→ Material

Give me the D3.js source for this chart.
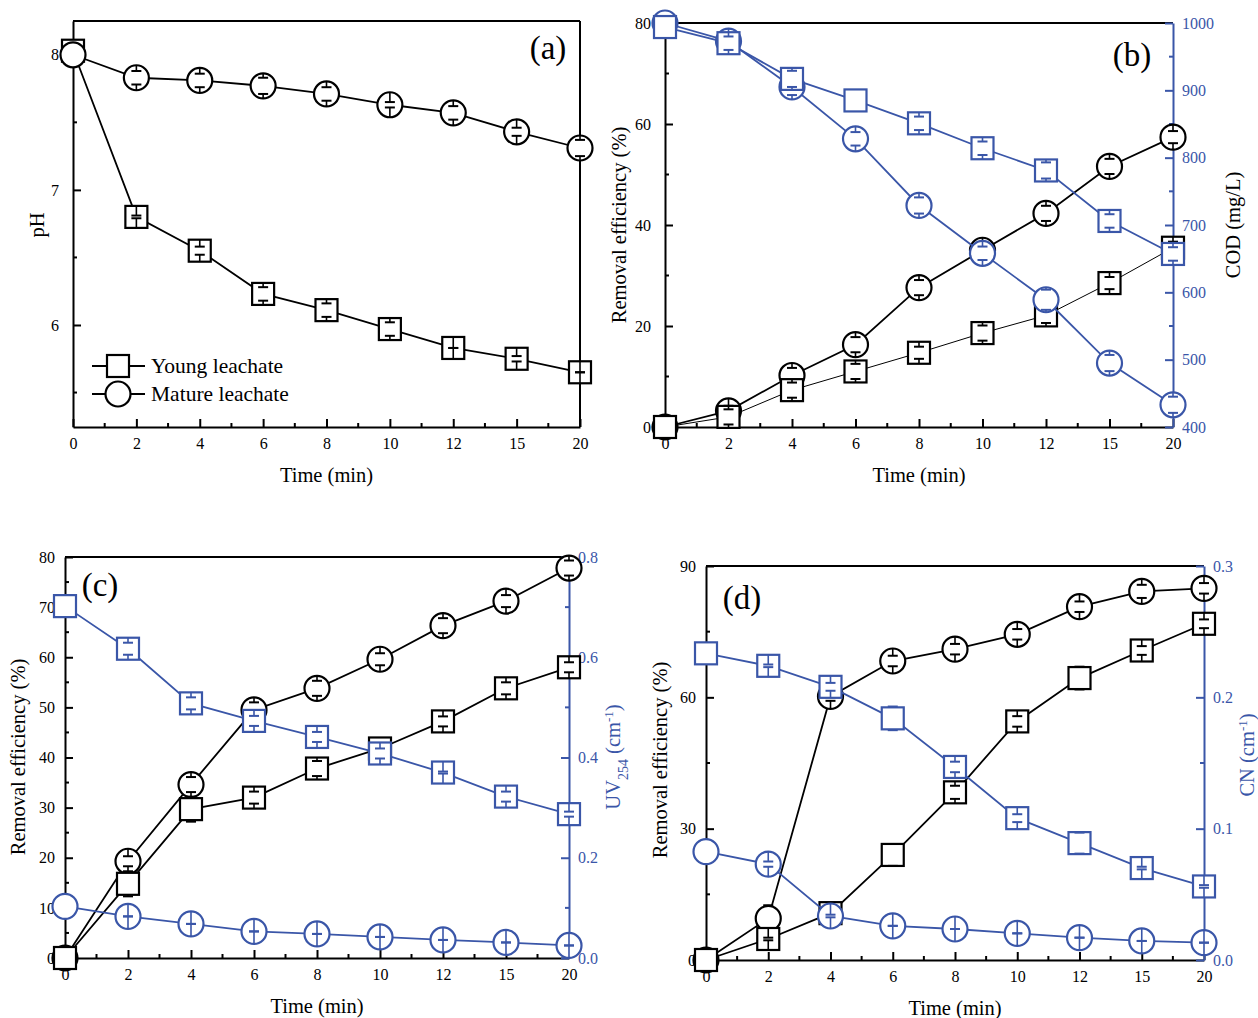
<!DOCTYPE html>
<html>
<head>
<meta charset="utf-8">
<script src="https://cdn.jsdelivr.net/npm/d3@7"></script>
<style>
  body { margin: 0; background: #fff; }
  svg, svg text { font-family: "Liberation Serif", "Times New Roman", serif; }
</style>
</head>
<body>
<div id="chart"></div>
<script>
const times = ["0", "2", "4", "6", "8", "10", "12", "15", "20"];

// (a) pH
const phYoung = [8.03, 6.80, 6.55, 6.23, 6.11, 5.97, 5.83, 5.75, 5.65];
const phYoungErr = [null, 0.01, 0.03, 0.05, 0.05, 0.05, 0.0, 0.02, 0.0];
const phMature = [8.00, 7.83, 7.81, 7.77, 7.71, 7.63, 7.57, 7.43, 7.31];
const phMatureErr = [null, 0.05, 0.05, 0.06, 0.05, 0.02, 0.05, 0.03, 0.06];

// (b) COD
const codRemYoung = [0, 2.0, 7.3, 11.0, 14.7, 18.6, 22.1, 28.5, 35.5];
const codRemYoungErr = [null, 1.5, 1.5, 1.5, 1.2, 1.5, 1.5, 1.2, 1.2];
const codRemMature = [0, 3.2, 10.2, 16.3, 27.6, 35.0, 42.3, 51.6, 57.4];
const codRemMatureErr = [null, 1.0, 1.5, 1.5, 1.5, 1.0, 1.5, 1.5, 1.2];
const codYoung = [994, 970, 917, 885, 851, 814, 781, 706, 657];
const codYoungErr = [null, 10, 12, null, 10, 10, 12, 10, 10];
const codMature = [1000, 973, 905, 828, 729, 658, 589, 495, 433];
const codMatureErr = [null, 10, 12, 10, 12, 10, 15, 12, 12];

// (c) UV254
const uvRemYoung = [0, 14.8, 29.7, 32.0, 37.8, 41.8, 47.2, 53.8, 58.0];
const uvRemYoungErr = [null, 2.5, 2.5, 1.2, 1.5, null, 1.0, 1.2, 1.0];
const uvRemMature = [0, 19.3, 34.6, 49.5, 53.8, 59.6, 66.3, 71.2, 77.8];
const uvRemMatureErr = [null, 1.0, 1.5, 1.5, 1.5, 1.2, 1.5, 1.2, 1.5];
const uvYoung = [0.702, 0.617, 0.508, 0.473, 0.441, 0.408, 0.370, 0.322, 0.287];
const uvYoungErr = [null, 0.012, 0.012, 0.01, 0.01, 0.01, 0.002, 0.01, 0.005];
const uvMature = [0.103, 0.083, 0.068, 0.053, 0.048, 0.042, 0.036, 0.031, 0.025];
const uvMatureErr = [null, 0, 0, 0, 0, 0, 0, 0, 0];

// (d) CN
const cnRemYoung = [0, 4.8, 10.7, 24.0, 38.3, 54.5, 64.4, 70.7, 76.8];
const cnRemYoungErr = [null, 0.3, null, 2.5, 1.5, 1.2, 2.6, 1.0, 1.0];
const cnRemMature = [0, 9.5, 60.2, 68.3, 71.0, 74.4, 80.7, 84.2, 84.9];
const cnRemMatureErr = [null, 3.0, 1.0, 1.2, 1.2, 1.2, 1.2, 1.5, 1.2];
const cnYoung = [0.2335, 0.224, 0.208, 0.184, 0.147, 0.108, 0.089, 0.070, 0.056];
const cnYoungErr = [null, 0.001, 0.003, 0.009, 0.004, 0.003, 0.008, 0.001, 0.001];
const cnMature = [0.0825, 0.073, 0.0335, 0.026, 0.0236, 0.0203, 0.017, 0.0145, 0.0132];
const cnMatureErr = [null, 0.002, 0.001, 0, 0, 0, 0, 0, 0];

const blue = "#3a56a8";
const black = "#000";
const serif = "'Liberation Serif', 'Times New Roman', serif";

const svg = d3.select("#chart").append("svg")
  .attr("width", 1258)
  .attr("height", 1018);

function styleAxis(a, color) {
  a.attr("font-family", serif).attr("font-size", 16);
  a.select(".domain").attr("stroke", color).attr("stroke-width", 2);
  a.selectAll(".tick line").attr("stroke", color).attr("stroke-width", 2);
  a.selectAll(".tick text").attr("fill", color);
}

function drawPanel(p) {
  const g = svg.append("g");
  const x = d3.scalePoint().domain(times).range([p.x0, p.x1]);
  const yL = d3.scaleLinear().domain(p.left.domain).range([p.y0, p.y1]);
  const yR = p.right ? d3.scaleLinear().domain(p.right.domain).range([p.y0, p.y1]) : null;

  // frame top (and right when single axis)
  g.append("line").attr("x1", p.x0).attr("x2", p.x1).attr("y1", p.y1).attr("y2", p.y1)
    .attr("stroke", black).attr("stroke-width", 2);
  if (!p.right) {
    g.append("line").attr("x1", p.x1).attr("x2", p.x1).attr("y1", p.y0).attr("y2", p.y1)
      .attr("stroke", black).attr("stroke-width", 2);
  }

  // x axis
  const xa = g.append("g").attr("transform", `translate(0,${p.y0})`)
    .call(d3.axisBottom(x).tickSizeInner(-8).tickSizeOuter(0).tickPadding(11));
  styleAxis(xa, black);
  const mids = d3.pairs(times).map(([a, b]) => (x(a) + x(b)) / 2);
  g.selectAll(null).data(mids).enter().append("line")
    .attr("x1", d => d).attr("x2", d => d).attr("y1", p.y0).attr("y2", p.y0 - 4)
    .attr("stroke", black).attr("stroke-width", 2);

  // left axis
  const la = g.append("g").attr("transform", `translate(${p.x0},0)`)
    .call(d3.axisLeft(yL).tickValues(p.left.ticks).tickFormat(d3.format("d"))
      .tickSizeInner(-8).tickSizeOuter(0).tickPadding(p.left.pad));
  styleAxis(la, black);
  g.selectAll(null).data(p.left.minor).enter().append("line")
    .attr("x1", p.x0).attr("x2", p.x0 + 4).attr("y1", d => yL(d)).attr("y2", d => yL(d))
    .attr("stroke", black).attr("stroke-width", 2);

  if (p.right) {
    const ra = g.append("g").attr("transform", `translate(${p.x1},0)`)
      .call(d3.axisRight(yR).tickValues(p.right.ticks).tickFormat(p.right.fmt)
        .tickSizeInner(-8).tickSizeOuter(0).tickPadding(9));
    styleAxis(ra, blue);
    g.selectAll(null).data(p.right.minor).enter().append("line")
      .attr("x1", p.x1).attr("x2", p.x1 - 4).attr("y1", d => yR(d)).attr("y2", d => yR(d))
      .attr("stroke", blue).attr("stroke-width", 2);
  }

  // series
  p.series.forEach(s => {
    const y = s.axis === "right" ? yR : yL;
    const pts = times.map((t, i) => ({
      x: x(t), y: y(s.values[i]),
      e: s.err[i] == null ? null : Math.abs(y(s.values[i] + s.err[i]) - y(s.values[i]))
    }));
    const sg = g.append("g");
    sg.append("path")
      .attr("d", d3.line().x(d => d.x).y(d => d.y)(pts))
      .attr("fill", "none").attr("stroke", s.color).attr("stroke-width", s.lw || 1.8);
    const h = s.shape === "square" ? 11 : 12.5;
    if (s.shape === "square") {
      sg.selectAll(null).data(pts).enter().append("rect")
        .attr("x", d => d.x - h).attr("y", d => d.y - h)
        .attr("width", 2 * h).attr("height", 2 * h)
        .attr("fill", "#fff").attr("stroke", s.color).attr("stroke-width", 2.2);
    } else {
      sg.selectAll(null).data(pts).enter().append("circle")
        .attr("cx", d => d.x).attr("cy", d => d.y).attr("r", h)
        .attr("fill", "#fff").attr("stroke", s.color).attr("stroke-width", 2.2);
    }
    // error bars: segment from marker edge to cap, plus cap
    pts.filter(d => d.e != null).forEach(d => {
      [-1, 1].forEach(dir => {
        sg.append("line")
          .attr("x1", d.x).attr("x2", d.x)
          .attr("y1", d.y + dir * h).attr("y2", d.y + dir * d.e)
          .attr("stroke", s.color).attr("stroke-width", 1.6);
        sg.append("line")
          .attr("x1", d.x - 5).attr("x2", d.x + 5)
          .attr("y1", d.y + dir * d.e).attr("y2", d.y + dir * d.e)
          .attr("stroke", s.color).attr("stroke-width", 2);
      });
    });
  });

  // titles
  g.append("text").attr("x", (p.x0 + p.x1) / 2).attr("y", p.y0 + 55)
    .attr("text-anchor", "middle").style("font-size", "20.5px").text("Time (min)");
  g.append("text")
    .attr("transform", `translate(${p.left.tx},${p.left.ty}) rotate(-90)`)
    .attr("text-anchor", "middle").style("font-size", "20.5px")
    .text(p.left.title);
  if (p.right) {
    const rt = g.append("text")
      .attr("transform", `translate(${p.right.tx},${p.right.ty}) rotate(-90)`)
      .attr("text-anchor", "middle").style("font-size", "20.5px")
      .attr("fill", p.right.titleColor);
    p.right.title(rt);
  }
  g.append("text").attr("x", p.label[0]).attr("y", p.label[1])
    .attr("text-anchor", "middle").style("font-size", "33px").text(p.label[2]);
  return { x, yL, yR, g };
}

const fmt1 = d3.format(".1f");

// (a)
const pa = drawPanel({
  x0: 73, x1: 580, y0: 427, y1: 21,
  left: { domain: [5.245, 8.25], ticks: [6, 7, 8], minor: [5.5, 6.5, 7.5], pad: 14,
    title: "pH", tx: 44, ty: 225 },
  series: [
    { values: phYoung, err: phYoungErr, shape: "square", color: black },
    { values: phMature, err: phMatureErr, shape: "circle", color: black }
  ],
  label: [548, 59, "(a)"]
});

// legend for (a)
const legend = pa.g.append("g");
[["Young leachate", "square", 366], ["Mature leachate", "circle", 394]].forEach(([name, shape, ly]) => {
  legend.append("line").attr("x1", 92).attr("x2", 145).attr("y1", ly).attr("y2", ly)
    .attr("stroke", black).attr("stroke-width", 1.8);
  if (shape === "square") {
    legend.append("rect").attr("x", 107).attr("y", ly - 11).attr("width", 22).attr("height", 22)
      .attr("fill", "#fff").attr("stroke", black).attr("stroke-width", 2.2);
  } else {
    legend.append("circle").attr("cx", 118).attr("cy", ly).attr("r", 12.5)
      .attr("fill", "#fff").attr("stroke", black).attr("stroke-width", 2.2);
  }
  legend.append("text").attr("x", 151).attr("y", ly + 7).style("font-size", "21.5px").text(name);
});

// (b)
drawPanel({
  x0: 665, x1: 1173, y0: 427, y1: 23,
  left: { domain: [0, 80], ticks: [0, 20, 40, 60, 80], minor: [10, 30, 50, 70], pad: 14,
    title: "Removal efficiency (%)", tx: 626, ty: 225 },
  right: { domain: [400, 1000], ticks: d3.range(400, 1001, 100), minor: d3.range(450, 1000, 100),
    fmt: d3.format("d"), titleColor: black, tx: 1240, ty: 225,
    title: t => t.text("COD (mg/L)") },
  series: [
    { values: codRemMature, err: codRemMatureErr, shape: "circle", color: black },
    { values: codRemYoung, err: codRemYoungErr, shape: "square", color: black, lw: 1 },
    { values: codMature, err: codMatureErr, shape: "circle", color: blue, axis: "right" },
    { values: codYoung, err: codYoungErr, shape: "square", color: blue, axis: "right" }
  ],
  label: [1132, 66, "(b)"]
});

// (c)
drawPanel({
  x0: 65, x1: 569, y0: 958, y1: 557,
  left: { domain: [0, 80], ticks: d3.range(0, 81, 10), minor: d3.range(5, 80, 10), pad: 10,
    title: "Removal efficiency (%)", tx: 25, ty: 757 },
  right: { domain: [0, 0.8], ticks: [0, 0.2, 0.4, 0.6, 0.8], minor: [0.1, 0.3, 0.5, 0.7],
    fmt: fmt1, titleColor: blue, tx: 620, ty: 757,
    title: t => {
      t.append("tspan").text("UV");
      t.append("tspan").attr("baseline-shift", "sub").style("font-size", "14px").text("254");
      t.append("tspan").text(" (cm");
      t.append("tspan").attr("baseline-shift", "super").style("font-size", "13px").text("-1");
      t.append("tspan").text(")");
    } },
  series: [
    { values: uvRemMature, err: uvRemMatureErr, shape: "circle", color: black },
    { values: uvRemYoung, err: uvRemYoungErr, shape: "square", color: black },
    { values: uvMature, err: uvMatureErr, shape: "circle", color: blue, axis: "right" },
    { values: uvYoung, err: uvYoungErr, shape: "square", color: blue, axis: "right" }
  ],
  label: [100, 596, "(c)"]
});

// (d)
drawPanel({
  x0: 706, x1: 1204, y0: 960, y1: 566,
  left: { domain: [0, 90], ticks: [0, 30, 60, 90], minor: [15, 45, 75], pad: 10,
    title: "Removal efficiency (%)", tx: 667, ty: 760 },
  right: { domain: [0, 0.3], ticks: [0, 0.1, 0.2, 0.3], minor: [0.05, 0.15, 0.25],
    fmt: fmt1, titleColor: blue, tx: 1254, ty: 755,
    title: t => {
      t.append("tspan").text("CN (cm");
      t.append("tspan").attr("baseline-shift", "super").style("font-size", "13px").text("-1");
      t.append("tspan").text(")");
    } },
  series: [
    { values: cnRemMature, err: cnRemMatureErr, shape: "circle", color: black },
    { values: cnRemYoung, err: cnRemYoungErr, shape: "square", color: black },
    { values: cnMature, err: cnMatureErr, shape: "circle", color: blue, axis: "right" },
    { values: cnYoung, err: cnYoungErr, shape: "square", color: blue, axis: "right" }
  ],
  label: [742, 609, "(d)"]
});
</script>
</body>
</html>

→ Work to be completed
Copy whichever lines in the listing above contain the word "chart".

→ Completed exercise
Give me the D3.js source for this chart.
<div id="chart"></div>
const svg = d3.select("#chart").append("svg")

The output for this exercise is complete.